Il Segretario interregionale della CISL Poste Antonio D’Alessandro, fa presente ai parlamentari molisani, che con la totale privatizzazione di Poste Italiane S.p.A. è in ballo la cassaforte degli italiani, oltre 500 miliardi di risparmi, 32 milioni d’italiani hanno affidato a Poste sia per le conseguenze occupazionali.
La posizione della CISL – riferisce Antonio D’Alessandro – è che il futuro di Poste deve guardare alla digitalizzazione e ai cambiamenti del futuro, ma le Poste devono fare innanzitutto le Poste e mantenere salda la missione per cui sono nate, declinandola con i grandi cambiamenti della nostra epoca.
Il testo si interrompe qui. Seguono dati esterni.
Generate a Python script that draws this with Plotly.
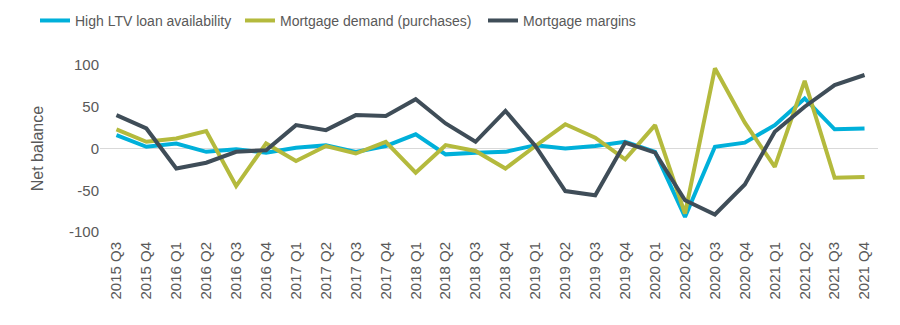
import plotly.graph_objects as go

quarters = ["2015 Q3","2015 Q4","2016 Q1","2016 Q2","2016 Q3","2016 Q4","2017 Q1","2017 Q2",
            "2017 Q3","2017 Q4","2018 Q1","2018 Q2","2018 Q3","2018 Q4","2019 Q1","2019 Q2",
            "2019 Q3","2019 Q4","2020 Q1","2020 Q2","2020 Q3","2020 Q4","2021 Q1","2021 Q2",
            "2021 Q3","2021 Q4"]

high_ltv = [16, 2, 6, -4, -1, -5, 1, 4, -4, 3, 17, -7, -5, -4, 4, 0, 3, 8, -4, -82, 2, 7, 28, 60, 23, 24]
demand = [23, 8, 12, 21, -45, 6, -15, 3, -6, 8, -29, 4, -3, -24, 3, 29, 13, -13, 28, -78, 96, 31, -22, 81, -35, -34]
margins = [40, 24, -24, -17, -4, -2, 28, 22, 40, 39, 59, 30, 8, 45, 3, -51, -56, 7, -5, -62, -79, -43, 20, 50, 76, 88]

y_ticks = [-100, -50, 0, 50, 100]
y_tick_labels = ["-100", "-50", "0", "50", "100"]
y_title = "Net balance"

names = ["High LTV loan availability", "Mortgage demand (purchases)", "Mortgage margins"]
colors = ["#00b0da", "#b4ba3d", "#3f4d58"]
legend_ids = ["legend", "legend2", "legend3"]
legend_x = [35, 240, 483]

font_col = "#595959"
legend_font = dict(family="Liberation Sans, Arial, sans-serif", size=14, color=font_col)

fig = go.Figure()
for name, vals, col, lid in zip(names, [high_ltv, demand, margins], colors, legend_ids):
    fig.add_trace(go.Scatter(x=quarters, y=vals, mode="lines", name=name, legend=lid,
                             line=dict(color=col, width=4)))

legend_layouts = {}
for lid, lx in zip(legend_ids, legend_x):
    legend_layouts[lid] = dict(orientation="v", xref="container", yref="container",
                               x=lx / 900, y=0.985, xanchor="left", yanchor="top",
                               font=legend_font, itemwidth=30, borderwidth=0,
                               bgcolor="rgba(0,0,0,0)")

fig.update_layout(
    width=900, height=325,
    margin=dict(l=100, r=22, t=65, b=93, autoexpand=False),
    paper_bgcolor="white", plot_bgcolor="white",
    font=dict(family="Liberation Sans, Arial, sans-serif", color=font_col, size=14),
    showlegend=True,
    xaxis=dict(showgrid=False, showline=False, ticks="", tickangle=-90,
               tickfont=dict(size=15, color=font_col), range=[-0.55, 25.45],
               ticklabelstandoff=6),
    yaxis=dict(range=[-100, 100], tickvals=y_ticks, ticktext=y_tick_labels,
               showgrid=False, zeroline=True, zerolinecolor="#d9d9d9", zerolinewidth=1,
               showline=False, ticks="", tickfont=dict(size=15, color=font_col)),
    annotations=[dict(text=y_title, xref="paper", yref="paper", x=-0.08, y=0.5,
                      xanchor="center", yanchor="middle", textangle=-90, showarrow=False,
                      font=dict(size=16, color=font_col))],
    **legend_layouts,
)

fig.write_html("out.html")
Al momento – precisa Antonio D’Alessandro – il Tesoro sembra tirare dritto e come ha confermato il 29,7% del capitale di Poste Italiane ancora, in mano al Tesoro potrebbe andare sul mercato tra la primavera e l’estate di quest’anno. Noi diciamo chiaramente di stoppare quest’operazione per evitare due pericoli.
Poste ha una rete capillare di sportelli diffusi su tutto il territorio nazionale, impiega circa 140mila lavoratori di cui 70mila negli uffici postali e altri 60mila in servizi postali, ha unaraccolta di 500 miliardi di euro, che sono i risparmi di 32 milioni d’italiani. Soprattutto pensionati, casalinghe, impiegati. Con 350 miliardi di euro di buoni e libretti postali e 130 miliardi di BTP, acquisiti con le giacenze dei conti correnti e la raccolta assicurativa, oggi Poste è la più grande cassaforte degli italiani e garantisce circa un quarto del debito pubblico.
Quindi con la vendita della cassaforte degli italiani si finirebbe per consegnare il risparmio degli italiani agli investitori internazionali, emanazione di banche d’affari straniere, con possibili riflessi anche sulla collocazione del debito pubblico. La vendita di un secondo pacchetto di azioni inevitabilmente finisca per incidere fortemente sul ruolo di Poste e del suo servizio, oltre che sul livello occupazionale.
Per questi motivi – avverte Antonio D’Alessandro – serve una riflessione profonda da parte dei parlamentari molisani, specialmente quelli di maggioranza, per bloccare l’intera operazione, e, eventualmente sedendosi a un tavolo per confrontarsi anche con i sindacati, prima che siano compiuti passi irrevocabili. Perché dal collocamento non si torna indietro.